Work to do — Every line of the listing must be reproduced as it stands. Leave the images behind.

Source material —
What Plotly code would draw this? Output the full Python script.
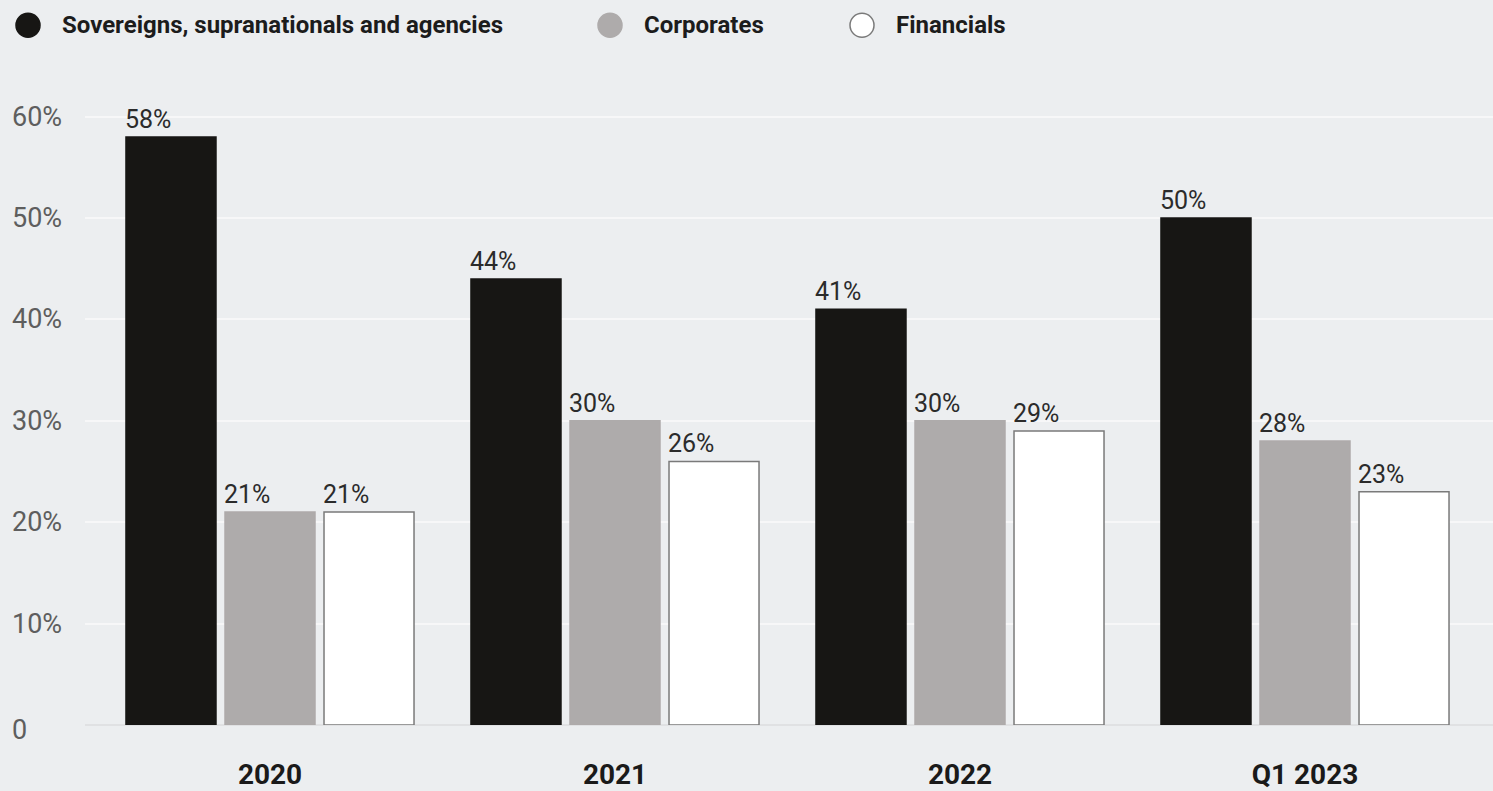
import plotly.graph_objects as go

# Share of issuance by issuer type
categories = ["2020", "2021", "2022", "Q1 2023"]
series_names = ["Sovereigns, supranationals and agencies", "Corporates", "Financials"]
sovereigns = [58, 44, 41, 50]
corporates = [21, 30, 30, 28]
financials = [21, 26, 29, 23]
y_ticks = [0, 10, 20, 30, 40, 50, 60]
y_tick_labels = ["0", "10%", "20%", "30%", "40%", "50%", "60%"]

series_values = [sovereigns, corporates, financials]
fills = ["#171614", "#aeabab", "#ffffff"]
outlines = ["#171614", "#aeabab", "#7a7a7a"]

BG = "#eceef0"
W, H = 1493, 791
ML, MR, MT, MB = 85, 0, 66, 62
plot_w = W - ML - MR
plot_h = H - MT - MB
cat_px = 345                     # pixel spacing between category centres
x_lo = -(270 - ML) / cat_px
x_hi = x_lo + plot_w / cat_px
bargap = 0.139
groupgap = 0.091
slot = cat_px * (1 - bargap) / 3
bar_w = slot * (1 - groupgap)


def px_to_paper_x(px):
    return (px - ML) / plot_w


def px_to_paper_y(py):
    return ((H - MB) - py) / plot_h


fig = go.Figure()
for name, vals, fc, lc in zip(series_names, series_values, fills, outlines):
    fig.add_trace(go.Bar(
        name=name, x=categories, y=vals,
        marker=dict(color=fc, line=dict(color=lc, width=1.5)),
        showlegend=False, hoverinfo="x+y",
    ))

# value labels, left-aligned on each bar's left edge
annotations = []
for i, vals in enumerate(series_values):
    left_off = (i - 1) * slot - bar_w / 2
    for j, v in enumerate(vals):
        annotations.append(dict(
            x=j, y=v, xref="x", yref="y", text=f"{v}%", showarrow=False,
            xanchor="left", yanchor="bottom", xshift=left_off - 3, yshift=1,
            font=dict(family="Roboto", size=25, color="#2b2b2b"),
        ))

# y tick labels, left-aligned at the page edge
for t, lab in zip(y_ticks, y_tick_labels):
    annotations.append(dict(
        x=px_to_paper_x(10), y=t, xref="paper", yref="y", text=lab,
        showarrow=False, xanchor="left", yanchor="middle",
        yshift=-5 if t == 0 else 0,
        font=dict(family="Roboto", size=27, color="#5e5e5e"),
    ))

# legend row
legend_x = [28, 610, 862]
legend_y = 25
shapes = []
for px, name, fc, lc in zip(legend_x, series_names, fills, outlines):
    r = 12
    shapes.append(dict(
        type="circle", xref="paper", yref="paper",
        x0=px_to_paper_x(px - r), x1=px_to_paper_x(px + r),
        y0=px_to_paper_y(legend_y + r), y1=px_to_paper_y(legend_y - r),
        fillcolor=fc, line=dict(color=lc if fc == "#ffffff" else fc, width=1.5),
    ))
    annotations.append(dict(
        x=px_to_paper_x(px + 32), y=px_to_paper_y(legend_y),
        xref="paper", yref="paper", text=f"<b>{name}</b>", showarrow=False,
        xanchor="left", yanchor="middle",
        font=dict(family="Roboto", size=24, color="#1c1c1c"),
    ))

fig.update_layout(
    width=W, height=H,
    margin=dict(l=ML, r=MR, t=MT, b=MB),
    paper_bgcolor=BG, plot_bgcolor=BG,
    barmode="group", bargap=bargap, bargroupgap=groupgap,
    annotations=annotations, shapes=shapes,
    xaxis=dict(
        type="category",
        range=[x_lo, x_hi], showgrid=False, zeroline=False, showline=False,
        ticks="", ticklabelstandoff=30,
        tickfont=dict(family="Roboto", size=28, color="#1a1a1a", weight="bold"),
    ),
    yaxis=dict(
        range=[0, 65], tickvals=y_ticks, showticklabels=False,
        showgrid=True, gridcolor="#f7f7f8", gridwidth=2,
        zeroline=True, zerolinecolor="#e0e1e3", zerolinewidth=2,
    ),
)

fig.write_html("out.html")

Finished answer —
What Plotly code would draw this? Output the full Python script.
import plotly.graph_objects as go

# Share of issuance by issuer type
categories = ["2020", "2021", "2022", "Q1 2023"]
series_names = ["Sovereigns, supranationals and agencies", "Corporates", "Financials"]
sovereigns = [58, 44, 41, 50]
corporates = [21, 30, 30, 28]
financials = [21, 26, 29, 23]
y_ticks = [0, 10, 20, 30, 40, 50, 60]
y_tick_labels = ["0", "10%", "20%", "30%", "40%", "50%", "60%"]

series_values = [sovereigns, corporates, financials]
fills = ["#171614", "#aeabab", "#ffffff"]
outlines = ["#171614", "#aeabab", "#7a7a7a"]

BG = "#eceef0"
W, H = 1493, 791
ML, MR, MT, MB = 85, 0, 66, 62
plot_w = W - ML - MR
plot_h = H - MT - MB
cat_px = 345                     # pixel spacing between category centres
x_lo = -(270 - ML) / cat_px
x_hi = x_lo + plot_w / cat_px
bargap = 0.139
groupgap = 0.091
slot = cat_px * (1 - bargap) / 3
bar_w = slot * (1 - groupgap)


def px_to_paper_x(px):
    return (px - ML) / plot_w


def px_to_paper_y(py):
    return ((H - MB) - py) / plot_h


fig = go.Figure()
for name, vals, fc, lc in zip(series_names, series_values, fills, outlines):
    fig.add_trace(go.Bar(
        name=name, x=categories, y=vals,
        marker=dict(color=fc, line=dict(color=lc, width=1.5)),
        showlegend=False, hoverinfo="x+y",
    ))

# value labels, left-aligned on each bar's left edge
annotations = []
for i, vals in enumerate(series_values):
    left_off = (i - 1) * slot - bar_w / 2
    for j, v in enumerate(vals):
        annotations.append(dict(
            x=j, y=v, xref="x", yref="y", text=f"{v}%", showarrow=False,
            xanchor="left", yanchor="bottom", xshift=left_off - 3, yshift=1,
            font=dict(family="Roboto", size=25, color="#2b2b2b"),
        ))

# y tick labels, left-aligned at the page edge
for t, lab in zip(y_ticks, y_tick_labels):
    annotations.append(dict(
        x=px_to_paper_x(10), y=t, xref="paper", yref="y", text=lab,
        showarrow=False, xanchor="left", yanchor="middle",
        yshift=-5 if t == 0 else 0,
        font=dict(family="Roboto", size=27, color="#5e5e5e"),
    ))

# legend row
legend_x = [28, 610, 862]
legend_y = 25
shapes = []
for px, name, fc, lc in zip(legend_x, series_names, fills, outlines):
    r = 12
    shapes.append(dict(
        type="circle", xref="paper", yref="paper",
        x0=px_to_paper_x(px - r), x1=px_to_paper_x(px + r),
        y0=px_to_paper_y(legend_y + r), y1=px_to_paper_y(legend_y - r),
        fillcolor=fc, line=dict(color=lc if fc == "#ffffff" else fc, width=1.5),
    ))
    annotations.append(dict(
        x=px_to_paper_x(px + 32), y=px_to_paper_y(legend_y),
        xref="paper", yref="paper", text=f"<b>{name}</b>", showarrow=False,
        xanchor="left", yanchor="middle",
        font=dict(family="Roboto", size=24, color="#1c1c1c"),
    ))

fig.update_layout(
    width=W, height=H,
    margin=dict(l=ML, r=MR, t=MT, b=MB),
    paper_bgcolor=BG, plot_bgcolor=BG,
    barmode="group", bargap=bargap, bargroupgap=groupgap,
    annotations=annotations, shapes=shapes,
    xaxis=dict(
        type="category",
        range=[x_lo, x_hi], showgrid=False, zeroline=False, showline=False,
        ticks="", ticklabelstandoff=30,
        tickfont=dict(family="Roboto", size=28, color="#1a1a1a", weight="bold"),
    ),
    yaxis=dict(
        range=[0, 65], tickvals=y_ticks, showticklabels=False,
        showgrid=True, gridcolor="#f7f7f8", gridwidth=2,
        zeroline=True, zerolinecolor="#e0e1e3", zerolinewidth=2,
    ),
)

fig.write_html("out.html")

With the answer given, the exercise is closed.